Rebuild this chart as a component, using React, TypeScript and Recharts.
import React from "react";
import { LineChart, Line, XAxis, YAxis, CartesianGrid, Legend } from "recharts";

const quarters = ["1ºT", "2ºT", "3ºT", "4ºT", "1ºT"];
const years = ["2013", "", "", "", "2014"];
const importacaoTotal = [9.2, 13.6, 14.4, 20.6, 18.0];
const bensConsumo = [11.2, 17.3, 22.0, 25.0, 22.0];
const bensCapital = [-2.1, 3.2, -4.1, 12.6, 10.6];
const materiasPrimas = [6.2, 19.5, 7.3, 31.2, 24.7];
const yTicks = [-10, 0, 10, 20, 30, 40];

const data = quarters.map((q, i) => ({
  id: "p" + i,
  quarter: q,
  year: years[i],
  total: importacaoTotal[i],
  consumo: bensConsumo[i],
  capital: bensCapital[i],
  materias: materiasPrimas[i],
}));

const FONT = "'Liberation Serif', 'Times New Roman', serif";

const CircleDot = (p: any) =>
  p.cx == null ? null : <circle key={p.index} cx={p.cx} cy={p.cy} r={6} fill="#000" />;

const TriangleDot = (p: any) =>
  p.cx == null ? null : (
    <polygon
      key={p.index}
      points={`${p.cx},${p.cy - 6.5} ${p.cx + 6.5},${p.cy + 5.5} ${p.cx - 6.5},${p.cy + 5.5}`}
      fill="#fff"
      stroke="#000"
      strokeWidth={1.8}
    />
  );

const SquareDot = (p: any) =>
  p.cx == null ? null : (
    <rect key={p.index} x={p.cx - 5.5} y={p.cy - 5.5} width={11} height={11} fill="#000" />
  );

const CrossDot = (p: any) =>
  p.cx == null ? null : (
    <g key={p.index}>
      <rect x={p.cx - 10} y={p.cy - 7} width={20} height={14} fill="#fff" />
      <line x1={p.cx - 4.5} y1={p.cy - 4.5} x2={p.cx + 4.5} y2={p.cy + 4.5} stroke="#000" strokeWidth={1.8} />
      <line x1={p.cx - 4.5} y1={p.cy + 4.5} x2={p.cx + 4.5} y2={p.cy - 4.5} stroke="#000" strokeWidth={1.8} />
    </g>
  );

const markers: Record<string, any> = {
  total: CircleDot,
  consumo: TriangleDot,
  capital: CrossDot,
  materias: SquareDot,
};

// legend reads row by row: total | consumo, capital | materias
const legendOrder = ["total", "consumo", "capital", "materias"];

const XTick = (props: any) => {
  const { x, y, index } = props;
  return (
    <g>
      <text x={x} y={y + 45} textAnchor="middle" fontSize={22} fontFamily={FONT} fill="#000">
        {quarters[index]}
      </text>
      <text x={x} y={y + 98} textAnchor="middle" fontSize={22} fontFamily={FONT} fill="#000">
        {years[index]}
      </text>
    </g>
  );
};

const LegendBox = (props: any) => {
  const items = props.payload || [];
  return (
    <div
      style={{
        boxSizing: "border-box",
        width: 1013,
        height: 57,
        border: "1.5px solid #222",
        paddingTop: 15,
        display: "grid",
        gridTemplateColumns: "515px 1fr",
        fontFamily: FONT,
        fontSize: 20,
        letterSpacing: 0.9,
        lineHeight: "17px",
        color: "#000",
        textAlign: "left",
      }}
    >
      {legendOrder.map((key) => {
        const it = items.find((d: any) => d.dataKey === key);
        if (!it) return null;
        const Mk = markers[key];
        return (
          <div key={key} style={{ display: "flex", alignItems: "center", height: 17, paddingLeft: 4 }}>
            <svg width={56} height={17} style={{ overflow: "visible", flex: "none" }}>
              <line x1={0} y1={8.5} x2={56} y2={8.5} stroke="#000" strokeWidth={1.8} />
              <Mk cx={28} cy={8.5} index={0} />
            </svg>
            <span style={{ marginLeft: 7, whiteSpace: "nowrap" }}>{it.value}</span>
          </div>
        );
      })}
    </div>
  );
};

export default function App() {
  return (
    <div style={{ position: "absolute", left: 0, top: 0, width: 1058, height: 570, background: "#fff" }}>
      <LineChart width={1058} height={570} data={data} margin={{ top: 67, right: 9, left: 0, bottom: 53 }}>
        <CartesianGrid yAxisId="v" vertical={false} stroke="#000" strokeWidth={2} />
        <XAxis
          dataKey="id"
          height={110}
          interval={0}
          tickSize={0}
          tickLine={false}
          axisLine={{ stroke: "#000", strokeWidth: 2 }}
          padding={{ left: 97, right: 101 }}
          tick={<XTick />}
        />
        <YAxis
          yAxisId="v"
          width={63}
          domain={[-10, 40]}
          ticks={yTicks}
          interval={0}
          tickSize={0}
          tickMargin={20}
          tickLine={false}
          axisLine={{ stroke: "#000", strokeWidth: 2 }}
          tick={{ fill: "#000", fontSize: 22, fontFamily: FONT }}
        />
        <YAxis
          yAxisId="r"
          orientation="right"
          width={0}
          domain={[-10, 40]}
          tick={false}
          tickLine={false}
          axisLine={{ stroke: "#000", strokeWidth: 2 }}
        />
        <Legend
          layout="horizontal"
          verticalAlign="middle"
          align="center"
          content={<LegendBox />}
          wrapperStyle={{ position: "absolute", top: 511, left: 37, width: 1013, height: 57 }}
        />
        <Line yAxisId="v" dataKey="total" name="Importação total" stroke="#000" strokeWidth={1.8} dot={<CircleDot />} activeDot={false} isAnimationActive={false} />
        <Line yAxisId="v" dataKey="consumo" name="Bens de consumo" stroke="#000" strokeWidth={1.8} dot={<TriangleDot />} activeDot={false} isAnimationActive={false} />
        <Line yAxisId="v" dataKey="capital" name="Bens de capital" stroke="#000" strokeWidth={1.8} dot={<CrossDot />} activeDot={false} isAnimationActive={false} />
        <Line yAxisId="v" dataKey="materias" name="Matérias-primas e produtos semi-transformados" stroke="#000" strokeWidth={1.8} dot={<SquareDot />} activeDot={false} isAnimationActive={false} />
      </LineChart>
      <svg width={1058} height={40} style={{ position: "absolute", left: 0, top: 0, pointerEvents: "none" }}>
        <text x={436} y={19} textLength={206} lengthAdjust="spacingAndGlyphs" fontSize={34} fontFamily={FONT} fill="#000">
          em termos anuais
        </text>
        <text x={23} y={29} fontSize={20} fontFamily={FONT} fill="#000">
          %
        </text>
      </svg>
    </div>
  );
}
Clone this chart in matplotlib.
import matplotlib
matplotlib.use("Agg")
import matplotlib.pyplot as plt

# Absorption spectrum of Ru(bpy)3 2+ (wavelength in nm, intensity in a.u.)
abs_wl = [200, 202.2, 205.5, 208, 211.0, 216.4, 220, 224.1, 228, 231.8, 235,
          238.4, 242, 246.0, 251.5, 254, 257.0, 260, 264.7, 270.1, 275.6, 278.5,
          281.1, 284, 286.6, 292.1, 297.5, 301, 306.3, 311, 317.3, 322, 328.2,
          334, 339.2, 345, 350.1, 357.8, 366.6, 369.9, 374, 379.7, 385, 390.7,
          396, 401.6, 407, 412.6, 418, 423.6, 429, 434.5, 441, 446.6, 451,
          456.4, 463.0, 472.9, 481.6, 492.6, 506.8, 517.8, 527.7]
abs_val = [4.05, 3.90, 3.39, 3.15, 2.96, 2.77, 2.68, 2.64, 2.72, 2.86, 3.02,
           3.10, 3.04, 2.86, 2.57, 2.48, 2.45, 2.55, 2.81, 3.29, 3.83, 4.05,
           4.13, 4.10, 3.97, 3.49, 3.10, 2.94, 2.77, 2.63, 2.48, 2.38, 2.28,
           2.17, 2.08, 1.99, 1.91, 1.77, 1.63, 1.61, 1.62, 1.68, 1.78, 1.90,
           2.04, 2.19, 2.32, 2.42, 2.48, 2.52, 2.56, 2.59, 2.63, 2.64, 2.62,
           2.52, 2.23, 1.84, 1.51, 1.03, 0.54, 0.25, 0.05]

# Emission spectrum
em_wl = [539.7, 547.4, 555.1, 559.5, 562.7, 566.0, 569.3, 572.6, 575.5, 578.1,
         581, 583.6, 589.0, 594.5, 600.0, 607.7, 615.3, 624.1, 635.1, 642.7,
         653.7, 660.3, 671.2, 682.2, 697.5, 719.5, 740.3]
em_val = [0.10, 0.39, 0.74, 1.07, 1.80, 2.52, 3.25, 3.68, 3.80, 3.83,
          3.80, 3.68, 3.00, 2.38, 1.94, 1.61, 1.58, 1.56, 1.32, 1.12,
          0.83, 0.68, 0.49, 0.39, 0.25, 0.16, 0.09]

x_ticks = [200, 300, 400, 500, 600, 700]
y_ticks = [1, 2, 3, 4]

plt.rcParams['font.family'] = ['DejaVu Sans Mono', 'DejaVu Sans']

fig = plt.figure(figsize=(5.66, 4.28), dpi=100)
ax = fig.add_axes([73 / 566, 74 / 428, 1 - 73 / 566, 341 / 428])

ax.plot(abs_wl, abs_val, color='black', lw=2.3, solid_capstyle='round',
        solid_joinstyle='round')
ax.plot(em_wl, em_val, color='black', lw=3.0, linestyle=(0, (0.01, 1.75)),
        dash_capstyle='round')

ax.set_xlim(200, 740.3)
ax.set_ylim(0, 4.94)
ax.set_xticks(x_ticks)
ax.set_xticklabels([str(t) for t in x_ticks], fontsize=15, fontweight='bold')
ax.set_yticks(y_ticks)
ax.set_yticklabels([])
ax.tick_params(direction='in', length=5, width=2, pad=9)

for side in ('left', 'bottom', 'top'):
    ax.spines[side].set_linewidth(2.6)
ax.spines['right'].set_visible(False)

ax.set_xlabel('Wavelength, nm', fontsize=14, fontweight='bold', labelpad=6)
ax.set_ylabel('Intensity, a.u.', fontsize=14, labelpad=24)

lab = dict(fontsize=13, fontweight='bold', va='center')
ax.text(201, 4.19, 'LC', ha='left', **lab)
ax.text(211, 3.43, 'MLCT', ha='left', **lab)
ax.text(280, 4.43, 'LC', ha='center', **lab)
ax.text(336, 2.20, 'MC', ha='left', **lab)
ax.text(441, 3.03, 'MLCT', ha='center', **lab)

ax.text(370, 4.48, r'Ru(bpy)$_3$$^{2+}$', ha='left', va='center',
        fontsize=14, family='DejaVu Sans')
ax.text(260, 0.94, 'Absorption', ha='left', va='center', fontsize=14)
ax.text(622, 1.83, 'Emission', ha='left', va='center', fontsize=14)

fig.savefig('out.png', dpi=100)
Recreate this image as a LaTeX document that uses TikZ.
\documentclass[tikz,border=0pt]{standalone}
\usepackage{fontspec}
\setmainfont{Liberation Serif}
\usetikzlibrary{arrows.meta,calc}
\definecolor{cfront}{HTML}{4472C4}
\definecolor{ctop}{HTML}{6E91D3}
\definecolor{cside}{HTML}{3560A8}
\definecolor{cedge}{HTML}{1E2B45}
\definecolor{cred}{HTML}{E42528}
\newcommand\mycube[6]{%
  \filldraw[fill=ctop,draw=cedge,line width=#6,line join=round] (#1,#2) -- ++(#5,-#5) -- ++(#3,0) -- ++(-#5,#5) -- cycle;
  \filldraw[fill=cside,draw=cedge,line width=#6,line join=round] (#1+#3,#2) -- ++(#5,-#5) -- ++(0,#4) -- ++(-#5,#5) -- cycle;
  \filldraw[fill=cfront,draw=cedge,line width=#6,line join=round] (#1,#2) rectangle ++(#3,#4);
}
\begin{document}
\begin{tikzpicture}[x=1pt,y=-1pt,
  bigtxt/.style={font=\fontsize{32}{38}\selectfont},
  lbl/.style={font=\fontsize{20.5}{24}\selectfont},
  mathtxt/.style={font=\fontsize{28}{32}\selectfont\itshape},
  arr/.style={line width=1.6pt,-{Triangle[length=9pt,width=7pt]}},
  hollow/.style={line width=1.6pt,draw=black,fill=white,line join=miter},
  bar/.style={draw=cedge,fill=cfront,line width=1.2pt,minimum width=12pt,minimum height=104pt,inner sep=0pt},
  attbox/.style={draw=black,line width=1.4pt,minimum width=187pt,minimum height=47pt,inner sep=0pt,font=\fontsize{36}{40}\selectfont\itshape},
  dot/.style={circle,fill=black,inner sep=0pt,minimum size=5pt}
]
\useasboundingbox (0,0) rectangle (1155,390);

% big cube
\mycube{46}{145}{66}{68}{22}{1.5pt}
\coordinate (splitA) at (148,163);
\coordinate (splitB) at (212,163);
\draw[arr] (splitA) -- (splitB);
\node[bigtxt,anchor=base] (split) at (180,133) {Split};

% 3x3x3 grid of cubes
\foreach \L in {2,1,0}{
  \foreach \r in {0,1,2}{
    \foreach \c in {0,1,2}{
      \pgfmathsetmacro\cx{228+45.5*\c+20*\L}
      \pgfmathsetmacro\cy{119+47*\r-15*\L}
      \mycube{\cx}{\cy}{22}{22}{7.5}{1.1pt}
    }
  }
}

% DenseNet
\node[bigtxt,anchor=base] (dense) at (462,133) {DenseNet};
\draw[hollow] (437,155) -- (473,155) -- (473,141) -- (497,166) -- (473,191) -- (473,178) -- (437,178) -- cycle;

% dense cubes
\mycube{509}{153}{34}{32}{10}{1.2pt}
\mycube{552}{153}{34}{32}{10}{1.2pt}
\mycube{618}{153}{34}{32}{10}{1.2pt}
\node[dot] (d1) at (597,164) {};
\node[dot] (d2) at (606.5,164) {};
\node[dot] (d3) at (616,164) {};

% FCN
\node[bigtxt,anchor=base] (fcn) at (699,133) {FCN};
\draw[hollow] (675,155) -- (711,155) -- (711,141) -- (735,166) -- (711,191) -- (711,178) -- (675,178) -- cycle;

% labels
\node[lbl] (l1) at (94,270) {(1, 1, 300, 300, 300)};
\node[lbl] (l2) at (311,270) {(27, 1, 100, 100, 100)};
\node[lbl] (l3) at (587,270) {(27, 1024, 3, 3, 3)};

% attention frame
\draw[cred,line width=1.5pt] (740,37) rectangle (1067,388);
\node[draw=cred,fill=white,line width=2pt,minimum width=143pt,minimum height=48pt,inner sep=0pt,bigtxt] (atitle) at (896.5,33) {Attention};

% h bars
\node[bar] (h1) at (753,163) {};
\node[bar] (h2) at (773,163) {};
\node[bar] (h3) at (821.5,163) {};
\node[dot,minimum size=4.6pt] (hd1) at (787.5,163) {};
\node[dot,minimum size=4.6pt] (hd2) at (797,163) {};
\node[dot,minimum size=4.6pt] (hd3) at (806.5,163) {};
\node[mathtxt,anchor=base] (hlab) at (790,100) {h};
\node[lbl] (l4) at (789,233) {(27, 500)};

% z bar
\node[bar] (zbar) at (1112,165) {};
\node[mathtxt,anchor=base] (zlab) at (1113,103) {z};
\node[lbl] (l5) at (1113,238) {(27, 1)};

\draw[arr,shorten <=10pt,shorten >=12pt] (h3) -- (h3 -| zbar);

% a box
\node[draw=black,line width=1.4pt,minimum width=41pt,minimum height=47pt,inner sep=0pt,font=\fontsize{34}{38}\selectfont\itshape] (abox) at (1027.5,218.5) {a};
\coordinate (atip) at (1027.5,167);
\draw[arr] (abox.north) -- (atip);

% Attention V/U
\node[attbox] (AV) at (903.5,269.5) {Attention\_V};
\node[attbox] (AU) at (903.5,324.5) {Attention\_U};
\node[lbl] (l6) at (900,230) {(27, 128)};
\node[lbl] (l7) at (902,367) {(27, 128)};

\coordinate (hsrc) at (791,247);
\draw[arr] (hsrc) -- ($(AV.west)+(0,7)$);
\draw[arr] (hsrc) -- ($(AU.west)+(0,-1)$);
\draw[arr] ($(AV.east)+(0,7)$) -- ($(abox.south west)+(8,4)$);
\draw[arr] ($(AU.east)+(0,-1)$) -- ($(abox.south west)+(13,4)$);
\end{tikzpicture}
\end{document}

-------------------------

### REQUIRED TASK:
Begin with the line containing "Clone this chart in matplotlib.", end with the line containing "import matplotlib.pyplot as plt", and transcribe exactly every line in that span, with nothing added.

### TASK RESPONSE:
Clone this chart in matplotlib.
import matplotlib
matplotlib.use("Agg")
import matplotlib.pyplot as plt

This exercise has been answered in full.